W niedzielnym finale mistrzostw świata zmierzą się reprezentacje Francji i Chorwacji. – Sercem jestem za tym drugim zespołem. Przebyli długą drogę i myślę, że nie zmarnują szansy – mówi Maciej Bartoszek. Były trener m.in. Korony Kielce i Bruk-Bet Termaliki Nieciecza w spotkaniu o trzecie miejsce stawia na drużynę Belgii.

Bartoszek nie ukrywa, że w finale kibicować będzie zespołowi Chorwacji. – Urzekła mnie ich droga do finału. Mieli w niej często pod górę, ale nigdy się nie poddali. Zawsze walczyli, pokazując, że są świetnie rozumiejącym się zespołem. Do tego mają fantastycznego lidera. Luka Modrić jest wspaniałym liderem. Nie ma dla niego straconych piłek. Haruje na całym boisku, zarówno w ofensywie, jak i defensywie.
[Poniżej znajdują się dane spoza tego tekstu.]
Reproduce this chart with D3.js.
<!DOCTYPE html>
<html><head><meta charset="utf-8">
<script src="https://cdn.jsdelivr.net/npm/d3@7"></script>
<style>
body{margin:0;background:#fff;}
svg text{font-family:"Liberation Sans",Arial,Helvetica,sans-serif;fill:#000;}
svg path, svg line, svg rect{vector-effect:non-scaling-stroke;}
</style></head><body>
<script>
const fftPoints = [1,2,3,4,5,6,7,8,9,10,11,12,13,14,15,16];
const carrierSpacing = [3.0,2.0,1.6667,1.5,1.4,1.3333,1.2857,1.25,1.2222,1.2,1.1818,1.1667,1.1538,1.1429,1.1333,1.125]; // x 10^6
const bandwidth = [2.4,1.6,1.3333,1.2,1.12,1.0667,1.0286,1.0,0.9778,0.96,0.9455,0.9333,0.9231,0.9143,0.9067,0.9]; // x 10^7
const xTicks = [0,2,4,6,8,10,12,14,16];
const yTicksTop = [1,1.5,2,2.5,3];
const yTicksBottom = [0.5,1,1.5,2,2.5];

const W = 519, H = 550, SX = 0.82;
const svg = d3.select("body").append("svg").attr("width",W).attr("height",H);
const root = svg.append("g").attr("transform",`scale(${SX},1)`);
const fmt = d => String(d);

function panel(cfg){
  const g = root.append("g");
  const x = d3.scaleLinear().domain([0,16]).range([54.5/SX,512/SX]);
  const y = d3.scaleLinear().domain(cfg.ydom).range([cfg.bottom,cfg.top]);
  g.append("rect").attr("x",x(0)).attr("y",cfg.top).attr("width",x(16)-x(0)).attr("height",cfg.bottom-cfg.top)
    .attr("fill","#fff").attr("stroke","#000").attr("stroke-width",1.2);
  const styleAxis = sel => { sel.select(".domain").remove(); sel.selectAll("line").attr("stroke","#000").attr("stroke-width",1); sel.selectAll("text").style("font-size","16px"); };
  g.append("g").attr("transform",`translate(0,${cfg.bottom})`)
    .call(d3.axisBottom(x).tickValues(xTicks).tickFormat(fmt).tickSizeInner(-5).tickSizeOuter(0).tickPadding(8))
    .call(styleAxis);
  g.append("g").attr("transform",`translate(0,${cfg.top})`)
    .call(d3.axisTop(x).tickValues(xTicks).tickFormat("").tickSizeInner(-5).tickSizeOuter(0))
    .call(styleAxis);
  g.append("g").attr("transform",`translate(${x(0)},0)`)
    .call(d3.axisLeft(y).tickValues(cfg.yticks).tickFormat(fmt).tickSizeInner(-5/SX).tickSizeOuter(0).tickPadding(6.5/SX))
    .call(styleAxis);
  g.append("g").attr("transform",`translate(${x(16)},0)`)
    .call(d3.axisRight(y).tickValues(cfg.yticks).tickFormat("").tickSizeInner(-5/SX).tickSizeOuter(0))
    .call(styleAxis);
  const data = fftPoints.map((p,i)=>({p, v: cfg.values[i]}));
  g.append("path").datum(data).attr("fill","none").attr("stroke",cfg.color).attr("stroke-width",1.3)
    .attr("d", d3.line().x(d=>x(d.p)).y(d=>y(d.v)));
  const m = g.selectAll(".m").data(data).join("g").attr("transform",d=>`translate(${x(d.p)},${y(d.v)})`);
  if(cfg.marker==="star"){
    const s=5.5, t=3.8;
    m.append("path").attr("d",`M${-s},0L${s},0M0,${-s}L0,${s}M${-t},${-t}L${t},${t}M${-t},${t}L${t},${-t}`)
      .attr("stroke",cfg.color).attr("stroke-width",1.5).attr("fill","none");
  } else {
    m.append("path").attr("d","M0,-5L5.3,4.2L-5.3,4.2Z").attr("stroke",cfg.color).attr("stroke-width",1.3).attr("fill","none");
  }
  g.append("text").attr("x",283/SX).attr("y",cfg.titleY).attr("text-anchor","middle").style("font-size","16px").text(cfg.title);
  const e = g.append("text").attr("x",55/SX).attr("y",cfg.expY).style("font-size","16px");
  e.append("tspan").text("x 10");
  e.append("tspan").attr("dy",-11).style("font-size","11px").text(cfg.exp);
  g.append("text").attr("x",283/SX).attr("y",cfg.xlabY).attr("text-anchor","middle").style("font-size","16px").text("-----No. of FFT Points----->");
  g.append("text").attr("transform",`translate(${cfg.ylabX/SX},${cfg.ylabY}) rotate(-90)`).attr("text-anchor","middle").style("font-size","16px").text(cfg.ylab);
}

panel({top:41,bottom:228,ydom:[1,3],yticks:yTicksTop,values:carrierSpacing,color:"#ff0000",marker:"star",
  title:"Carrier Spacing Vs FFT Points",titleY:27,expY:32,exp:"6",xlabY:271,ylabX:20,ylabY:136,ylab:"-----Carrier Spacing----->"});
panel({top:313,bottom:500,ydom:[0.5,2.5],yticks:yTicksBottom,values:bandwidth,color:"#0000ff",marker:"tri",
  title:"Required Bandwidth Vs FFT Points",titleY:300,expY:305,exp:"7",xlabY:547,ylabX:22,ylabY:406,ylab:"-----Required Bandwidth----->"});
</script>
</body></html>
Jest wszędzie. W trudnych momentach daje drużynie sygnał do walki, nigdy nie odpuszcza. Zresztą to cecha tej reprezentacji. To będzie ich atut. Do tego mają większe doświadczenie – podkreśla szkoleniowiec.
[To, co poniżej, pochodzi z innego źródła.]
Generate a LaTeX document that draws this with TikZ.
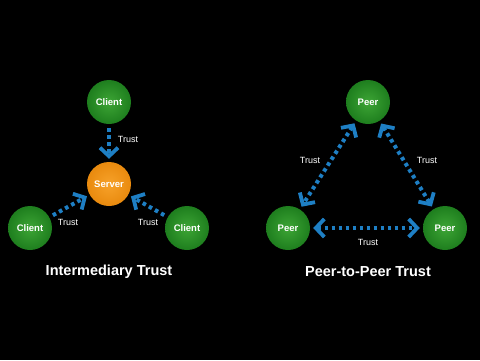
\documentclass[tikz,border=0pt]{standalone}
\usepackage{fontspec}
\setmainfont{Liberation Sans}
\usetikzlibrary{arrows.meta}
\definecolor{trustblue}{HTML}{1E7FC4}
\definecolor{greenin}{HTML}{3DA535}
\definecolor{greenout}{HTML}{1E7E1E}
\definecolor{orangein}{HTML}{F7A22A}
\definecolor{orangeout}{HTML}{E98A0E}
\tikzset{
  ballnode/.style={circle, minimum size=44pt, inner sep=0pt, text=white, font=\bfseries\fontsize{9.5}{11}\selectfont},
  greenball/.style={ballnode, shading=radial, inner color=greenin, outer color=greenout},
  orangeball/.style={ballnode, shading=radial, inner color=orangein, outer color=orangeout},
  barb/.tip={Straight Barb[length=8.5pt,width=18pt,line width=3.8pt]},
  trustline/.style={draw=trustblue, line width=4pt, dash pattern=on 3.6pt off 3.4pt,
     arrows={-barb}, shorten >=3pt, shorten <=4pt},
  bothline/.style={trustline, arrows={barb-barb}, shorten <=3pt},
  trustlabel/.style={text=white, font=\fontsize{9}{10}\selectfont, inner sep=0pt},
  titlelabel/.style={text=white, font=\bfseries\fontsize{14.5}{17}\selectfont, inner sep=0pt}
}
\begin{document}
\begin{tikzpicture}[x=1pt,y=-1pt]
\fill[black] (0,0) rectangle (480,360);
\useasboundingbox (0,0) rectangle (480,360);
% left diagram
\node[greenball] (ctop) at (109,102) {Client};
\node[orangeball] (srv) at (109,184) {Server};
\node[greenball] (cleft) at (30,228) {Client};
\node[greenball] (cright) at (187,228) {Client};
\draw[trustline] (ctop) -- (srv);
\draw[trustline] (cleft) -- (srv);
\draw[trustline] (cright) -- (srv);
\node[trustlabel] (t1) at (128,139) {Trust};
\node[trustlabel] (t2) at (68,222) {Trust};
\node[trustlabel] (t3) at (148,222) {Trust};
\node[titlelabel] (title1) at (109,272) {Intermediary Trust};
% right diagram
\node[greenball] (ptop) at (368,102) {Peer};
\node[greenball] (pleft) at (288,228) {Peer};
\node[greenball] (pright) at (445,228) {Peer};
\draw[bothline] (ptop) -- (pleft);
\draw[bothline] (ptop) -- (pright);
\draw[bothline] (pleft) -- (pright);
\node[trustlabel] (t4) at (310,160) {Trust};
\node[trustlabel] (t5) at (427,160) {Trust};
\node[trustlabel] (t6) at (368,242) {Trust};
\node[titlelabel] (title2) at (368,272) {Peer-to-Peer Trust};
\end{tikzpicture}
\end{document}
41-trener nie przekreśla jednak szansy na końcowy triumf Francji.  Świetnie prezentowali się w półfinale. Zastanawiam się, czy są tak mocni, czy Belgii ten mecz nie wyszedł. Nie będę oryginalny, ale bardzo podoba mi się gra Mbappe. Prezentuje niezwykły luz, a przy tym dojrzały futbol, choć jest jeszcze nastolatkiem. Mistrzostwa uczyniły go jednym z liderów drużyny. Poza spotkaniem z Argentyną Francja pokazała na tym turnieju niezwykłą konsekwencję w grze defensywnej. Strzelić im gola nie jest łatwą sprawą. Francuzi, w odróżnieniu od Chorwacji, potrafią grać na fantazji, nieobliczalnie, jest  w ich grze trochę szaleństwa. Spodziewam się fantastycznego i emocjonującego meczu. Mam nadzieję, że taktyka nie zabije widowiska – mówi nam szkoleniowiec.

Bartoszek i jego opinia

W finale Bartoszek nie spodziewa się wielu goli, ale liczy na nie w spotkaniu o trzecie miejsce. – Styl gry prezentowany przez Belgię bardziej mi odpowiada. Anglicy stawiają przede wszystkim na stałe fragmenty gry, co zresztą okazało się skuteczne i doprowadziło ich do strefy medalowej. Nie wiem jak zareagują po porażce z Chorwacją. Wydaje się, że z tego młodego zespołu mogło zejść powietrze. Nie są odporni na trudne boiskowe sytuacje, co pokazał półfinał. Anglia z pierwszej połowy, a Anglia po przerwie i w dogrywce, to zupełnie dwie różne drużyny. Według mnie Belgia ma mocniejszy zespół i powinna wygrać. Spodziewam się otwartej gry z obu stron, wielu podbramkowych sytuacji i kilku goli. W tym meczy defensywa powinna zejść na dalszy plan – przekonuje Bartoszek.